事業環境の先行きへの警戒感は強いものの、人手不足に伴う省力化需要や依然として高い企業収益水準が下支えとなっている。
しかしながら、事業環境の先行きが極めて流動的であるため、現段階では具体的な計画に反映しづらかったという面もあるとみられる。今後、貿易摩擦や世界経済減速の影響がより顕在化してくれば、設備投資計画の下方修正圧力になる。下振れリスクは依然として高い状況にある。
なお、今回の短観において、景況感の幅広い悪化が確認されたことは、景気・物価の下振れリスクがさらに意識されることに繋がり、日銀の追加緩和観測を高める方向に作用するだろう。
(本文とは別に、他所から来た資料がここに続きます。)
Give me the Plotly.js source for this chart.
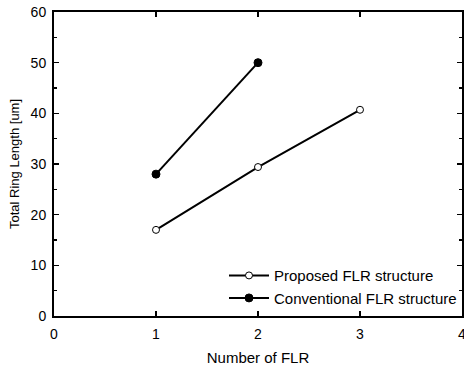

ただし、今回の短観の内容は、追加緩和余地の乏しい日銀に早期の追加緩和を決断させるほどのインパクトはなさそうだ。とりわけ、設備投資計画に今のところ失速感が見られない点が大きい。日銀は、「景気は今後持ち直すとみられる」、「2%の物価目標に向けたモメンタムは維持されている」等の強気のスタンスを続け、出きる限り政策の維持を試みるというのがメインシナリオになる。欧米中銀がハト派化する中で「動けない日銀」、「何もしない日銀」とのイメージを払拭するために、遠からずフォワードガイダンスを強化(明確化)する可能性はあるものの、具体的な行動を伴う追加緩和は、副作用増大への懸念から容易に踏み切れないだろう。
リスクシナリオとして、景気の予想以上の減速や急激な円高進行など、やむを得ず具体的な行動を伴う追加緩和に踏み切らなければならなくなった場合には、長短金利の引き下げ等に比べて当座の副作用が小さいETF買入れの増額(6兆円増→10兆円増など)が最有力の候補になるとみられる。